From: Daniel Larimer (dlarimer_at_[hidden])
Date: 2010-03-01 15:03:29
On Mar 1, 2010, at 2:48 PM, Zachary Turner wrote:
>
>
> On Mar 1, 2010, at 1:39 PM, Christopher Jefferson <chris_at_[hidden]> wrote:
>
>>
>> On 1 Mar 2010, at 18:24, Germán Diago wrote:
>>
>>> for trivial properties it's the same. But maybe in the future
>>> properties will be extended with some metadata.
>>> anyway, for trivial properties it's the same.
>>
>> I don't understand what your library does. Having your most simple example say it does nothing at all is not helpful!
Where properties are useful is eliminating the need to define "setters/getters" while ensuring that
no one ever gets a direct reference to the actual data. This is critical for multi-threaded programs where
you want to reduce "shared state".
My issue with the approach is that it drastically increases the size of your object and the cost of calling constructors.

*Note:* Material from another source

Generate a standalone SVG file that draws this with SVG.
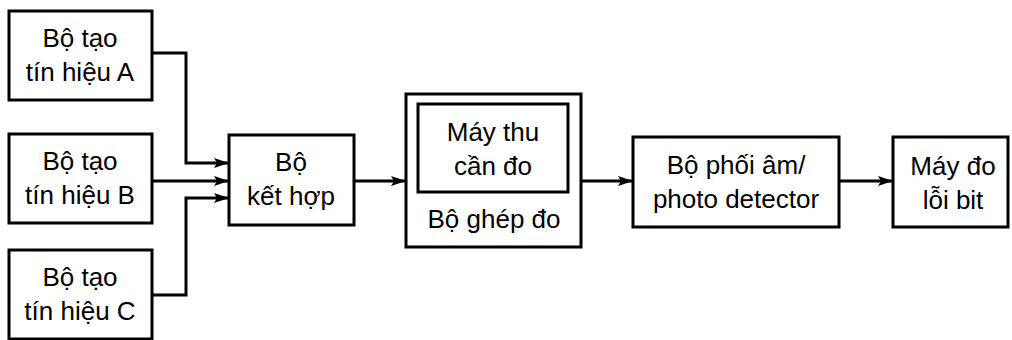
<svg xmlns="http://www.w3.org/2000/svg" width="1012" height="340" viewBox="0 0 1012 340">
<style>
.box{fill:#fff;stroke:#000;stroke-width:3}
.t{font-family:"Liberation Sans",Arial,sans-serif;font-size:26px;fill:#000;text-anchor:middle}
.ln{fill:none;stroke:#000;stroke-width:3}
</style>
<defs>
<marker id="ar" markerWidth="15" markerHeight="10" refX="15" refY="5" orient="auto" markerUnits="userSpaceOnUse">
<path d="M0,0 L15,5 L0,10 L3,5 Z" fill="#000"/>
</marker>
</defs>
<rect width="1012" height="340" fill="#fff"/>
<g id="genA">
<rect class="box" x="9" y="11" width="143" height="89"/>
<text class="t" x="80" y="47">Bộ tạo</text>
<text class="t" x="80" y="81">tín hiệu A</text>
</g>
<g id="genB">
<rect class="box" x="9" y="134" width="143" height="89"/>
<text class="t" x="80" y="170">Bộ tạo</text>
<text class="t" x="80" y="204">tín hiệu B</text>
</g>
<g id="genC">
<rect class="box" x="9" y="250" width="143" height="89"/>
<text class="t" x="80" y="286">Bộ tạo</text>
<text class="t" x="80" y="320">tín hiệu C</text>
</g>
<g id="combiner">
<rect class="box" x="229" y="135" width="125" height="90"/>
<text class="t" x="291" y="171">Bộ</text>
<text class="t" x="291" y="205">kết hợp</text>
</g>
<g id="coupler">
<rect class="box" x="406" y="94" width="175" height="153"/>
<rect class="box" x="418" y="104" width="150" height="88"/>
<text class="t" x="493" y="141">Máy thu</text>
<text class="t" x="493" y="175">cần đo</text>
<text class="t" x="494" y="228">Bộ ghép đo</text>
</g>
<g id="mixer">
<rect class="box" x="633" y="137" width="206" height="90"/>
<text class="t" x="736" y="174">Bộ phối âm/</text>
<text class="t" x="736" y="208">photo detector</text>
</g>
<g id="ber">
<rect class="box" x="893" y="137" width="115" height="90"/>
<text class="t" x="953" y="175">Máy đo</text>
<text class="t" x="953" y="209">lỗi bit</text>
</g>
<g id="connectors">
<path class="ln" d="M152,53 H186 V163 H229" marker-end="url(#ar)"/>
<path class="ln" d="M152,181 H229" marker-end="url(#ar)"/>
<path class="ln" d="M152,295 H186 V198 H229" marker-end="url(#ar)"/>
<path class="ln" d="M354,181 H406" marker-end="url(#ar)"/>
<path class="ln" d="M581,181 H633" marker-end="url(#ar)"/>
<path class="ln" d="M839,181 H893" marker-end="url(#ar)"/>
</g>
</svg>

Presumably each "int" now has 2 member function pointers. Thus 4 bytes becomes 20 bytes (best case, 64 bit ptrs) and more on
compilers that have bigger member function pointers.
Best possible properties would have 0 per-instance overhead in either size or construction/destruction. Such a
solution is possible and I hope to share it with the board soon. But put your mind to work and I am sure you can figure it out as I did in 30 minutes or less. It does require the use of macros however.
Dan
>>
>> Chris
>
> Presumably it should allow you to create read amd write-only properties, for example, with arbitrary getter / setter functions. I would think so anyway, given the description.
>
> He alluded to this in the original post but there was no code sample demonstrating, only a code sample for trivial properties, which dont seem terribly useful.